My husband did his first jump this past weekend. It did not go well and am trying to figure out why. I called the company and they said it was my husbands fault. He freaked out when it was his turn to jump. They were free falling for about 7 seconds. The drogue was deployed. When this happened it wrapped around the instructors leg. He was able to get it free from his leg and realized it wasn't filling with air. He pulled the reserve chute because the pull cord for the main chute was gone. I'm not understanding how all of this happened in a matter of 7 seconds. My husband says he was not freaked out and didn't realize anything was wrong. The owner said it was all due to my husband freaking out and the instructor felt safer deploying the reserve chute versus the regular chute. There was no pull cord to pull for the regular chute.

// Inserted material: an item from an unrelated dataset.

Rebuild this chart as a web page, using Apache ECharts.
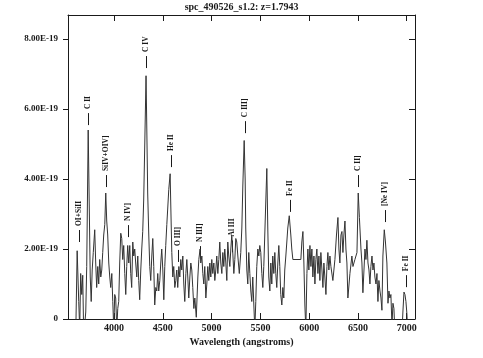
<!DOCTYPE html>
<html><head><meta charset="utf-8">
<script src="https://cdn.jsdelivr.net/npm/echarts@6/dist/echarts.min.js"></script>
<style>html,body{margin:0;padding:0;background:#fff}#c{width:483px;height:358px}</style>
</head><body><div id="c"></div>
<script>
// Spectrum: wavelength (angstroms) and flux (units of 1E-19)
const wavelengths = [3602,3607,3622,3638,3648,3658,3669,3679,3689,3710,3720,3735,3746,3756,3766,3776,3787,3802,3812,3822,3833,3843,3853,3864,3874,3884,3894,3905,3915,3925,3935,3946,3956,3966,3977,3987,3997,4007,4017,4028,4038,4048,4058,4069,4079,4089,4099,4110,4120,4130,4140,4151,4161,4171,4181,4192,4202,4212,4222,4233,4243,4253,4263,4274,4284,4294,4304,4315,4328,4335,4345,4356,4366,4376,4387,4397,4407,4417,4428,4438,4448,4458,4469,4479,4489,4500,4510,4520,4530,4541,4551,4561,4575,4582,4592,4602,4612,4623,4633,4643,4653,4664,4674,4684,4694,4705,4715,4725,4736,4746,4756,4766,4777,4787,4797,4807,4818,4828,4843,4859,4869,4882,4889,4900,4910,4920,4930,4941,4951,4961,4971,4982,4992,5002,5012,5023,5033,5043,5053,5064,5074,5084,5094,5105,5115,5125,5135,5146,5156,5166,5176,5187,5197,5207,5217,5228,5238,5248,5258,5269,5284,5299,5310,5320,5334,5344,5350,5361,5371,5381,5392,5402,5412,5422,5433,5443,5453,5463,5474,5484,5494,5504,5515,5525,5535,5545,5556,5566,5576,5586,5597,5607,5617,5627,5638,5648,5658,5668,5679,5689,5699,5709,5720,5730,5740,5750,5761,5771,5781,5796,5812,5822,5833,5915,5925,5936,5946,5956,5966,5977,5987,5997,6008,6018,6028,6038,6049,6059,6069,6079,6090,6100,6110,6120,6131,6141,6151,6161,6172,6182,6192,6202,6213,6223,6243,6264,6280,6295,6305,6315,6326,6336,6346,6356,6367,6377,6387,6397,6418,6438,6449,6469,6490,6503,6515,6531,6541,6551,6562,6572,6582,6592,6603,6613,6623,6633,6644,6654,6664,6674,6685,6695,6705,6715,6726,6736,6746,6756,6770,6782,6797,6808,6818,6828,6838,6849,6859,6869,6879,6910,6951,6961,6972,6982,6992,7002,7012];
const fluxE19 = [-1.0,-0.5,1.95,0.5,-0.3,1.3,0.7,1.25,-0.5,0.2,1.5,5.4,3.2,1.2,0.5,1.4,1.9,2.55,1.6,0.9,1.5,1.0,1.7,1.2,1.4,1.9,2.4,2.7,3.6,2.8,2.4,1.6,1.2,0.9,1.3,0.5,-0.3,0.7,0.6,-0.3,0.3,0.5,1.6,2.45,2.3,1.7,2.1,1.3,0.7,1.5,2.1,1.6,2.1,1.3,0.9,2.2,1.8,2.0,1.6,1.2,1.8,1.1,0.55,1.4,2.0,2.5,3.4,5.0,6.95,5.6,3.6,2.4,1.5,1.1,1.8,2.3,1.5,0.4,0.9,0.8,1.3,0.8,1.1,1.6,2.0,1.4,0.55,1.5,2.1,2.7,3.2,3.7,4.15,3.2,1.9,1.2,1.5,0.9,1.1,1.4,0.9,1.5,1.2,1.7,1.4,1.8,1.0,0.5,1.3,1.7,1.2,0.6,1.2,1.6,1.4,0.9,0.3,0.6,0.05,1.2,1.7,2.0,1.6,1.8,1.3,1.0,1.5,0.6,1.0,1.5,1.1,1.6,1.2,1.7,1.3,1.6,1.1,1.4,1.8,1.3,1.7,2.2,1.6,1.3,1.9,1.5,2.0,1.6,1.1,2.2,1.8,1.5,2.0,2.4,1.9,1.3,1.7,2.3,2.2,1.8,1.3,1.9,2.6,3.8,5.1,4.0,2.6,1.4,1.0,1.9,1.3,0.8,0.5,1.2,0.4,-0.3,0.5,1.5,2.0,1.8,2.1,1.9,1.3,0.9,1.5,2.4,3.4,4.3,2.6,1.2,0.8,1.6,1.0,1.8,1.3,1.9,1.3,0.9,1.6,2.1,1.5,0.7,0.4,0.9,0.6,1.4,1.8,2.2,2.6,2.95,2.4,2.0,1.7,1.7,2.2,2.5,1.6,0.4,-0.3,1.3,2.0,1.4,2.1,1.5,2.0,1.2,1.8,1.0,1.7,2.0,1.3,1.8,1.1,1.9,1.4,0.9,1.6,1.2,0.7,1.5,1.9,1.4,1.8,1.5,1.1,1.7,2.4,2.9,2.0,1.6,2.4,2.5,1.9,2.4,2.8,2.0,1.6,0.6,1.3,1.8,1.5,1.7,1.9,3.6,2.9,2.0,1.6,0.75,1.4,2.0,1.7,2.25,1.6,1.4,1.0,1.5,1.8,1.4,1.6,1.2,1.0,1.3,0.5,1.1,0.8,0.6,0.25,1.8,2.55,2.2,1.6,0.45,0.8,0.6,0.7,-0.2,0.45,0.3,-0.4,-0.6,-0.4,0.2,0.77,0.7,0.5,0.15,-0.5];
const xTicks = [4000,4500,5000,5500,6000,6500,7000];
const yTicks = [0,2,4,6,8];
// Line identifications
const lineNames = ['OI+SiII','C II','SiIV+OIV]','N IV]','C IV','He II','O III]','N III]','Al III','C III]','Fe II','C II]','[Ne IV]','Fe II'];
const lineWaves = [3636,3735,3915,4148,4330,4587,4654,4884,5207,5338,5803,6503,6777,6993];
const lineLevels = [2.2,5.54,3.77,2.34,7.17,4.34,1.63,1.74,1.9,5.31,3.06,3.77,2.77,0.91];

const FONT = '"Liberation Serif", "DejaVu Serif", serif';
const INK = '#1a1a1a';
const chart = echarts.init(document.getElementById('c'), null, {renderer:'canvas'});
const axisBase = {type:'value', min:3528, max:7085, splitLine:{show:false},
  axisLine:{show:true, onZero:false, lineStyle:{color:INK, width:1}}};
chart.setOption({
  animation:false,
  backgroundColor:'#fff',
  title:{text:'spc_490526_s1.2: z=1.7943', left:'center', top:0, padding:[1,5,3,5],
    textStyle:{fontFamily:FONT, fontWeight:'bold', fontSize:10, lineHeight:12, color:INK}},
  grid:{left:68, right:68, top:15, bottom:39, containLabel:false},
  xAxis:[
    Object.assign({}, axisBase, {position:'bottom',
      axisTick:{show:true, inside:true, length:6, customValues:xTicks, lineStyle:{color:INK}},
      axisLabel:{show:true, customValues:xTicks, margin:4, fontFamily:FONT, fontWeight:'bold', fontSize:10, color:INK,
        formatter:v => String(v)},
      name:'Wavelength (angstroms)', nameLocation:'middle', nameGap:15,
      nameTextStyle:{fontFamily:FONT, fontWeight:'bold', fontSize:10, color:INK}}),
    Object.assign({}, axisBase, {position:'top',
      axisTick:{show:true, inside:true, length:6, customValues:xTicks, lineStyle:{color:INK}},
      axisLabel:{show:false}})
  ],
  yAxis:[
    {type:'value', min:0, max:8.686, position:'left', splitLine:{show:false},
      axisLine:{show:true, onZero:false, lineStyle:{color:INK}},
      axisTick:{show:true, inside:false, length:5, customValues:yTicks, lineStyle:{color:INK}},
      axisLabel:{show:true, customValues:yTicks, margin:10, fontFamily:FONT, fontWeight:'bold', fontSize:9, color:INK,
        formatter:v => v === 0 ? '0' : v.toFixed(2) + 'E-19'}},
    {type:'value', min:0, max:8.686, position:'right', splitLine:{show:false},
      axisLine:{show:true, onZero:false, lineStyle:{color:INK}},
      axisTick:{show:true, inside:true, length:6, customValues:yTicks, lineStyle:{color:INK}},
      axisLabel:{show:false}}
  ],
  series:[
    {type:'line', xAxisIndex:0, yAxisIndex:0, showSymbol:false, clip:true,
      data:wavelengths.map((w,i)=>[w, fluxE19[i]]),
      lineStyle:{color:'#333', width:1}},
    {type:'custom', xAxisIndex:0, yAxisIndex:0, clip:false,
      data:lineWaves.map((w,i)=>[w, lineLevels[i]]),
      renderItem:function(params, api){
        const p = api.coord([api.value(0), api.value(1)]);
        const x = Math.round(p[0]) + 0.5;
        return {type:'group', children:[
          {type:'line', shape:{x1:x, y1:p[1], x2:x, y2:p[1]-12}, style:{stroke:INK, lineWidth:1}},
          {type:'text', x:x, y:p[1]-16, rotation:Math.PI/2,
            style:{text:lineNames[params.dataIndex], font:'bold 7.5px ' + FONT, fill:INK, align:'left', verticalAlign:'middle'}}
        ]};
      }}
  ]
});
</script></body></html>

Not sure what to do. I really think more happened then what is being said. My husband and the instructor had to get a ride back on a guys golf cart because they landed very far away from the drop zone. On the way the instructor told my husband there was no cord to pull and the owner was going to be upset it was lost

Would love to hear from experienced jumpers on this

Thanks



There were only 2 people who knows what really happened..the instructor and your hubby. And the DZ will most likely side with the instructor on his/her story...just saying.

So if you hubby wants to go again then i'd say go for it. Don't let 1 bad jump discourage him. I'm sure you want your stud-ly hubby to be a proud skydiver right? You know what they say about us skydivers...i'll leave that to your imagination ;)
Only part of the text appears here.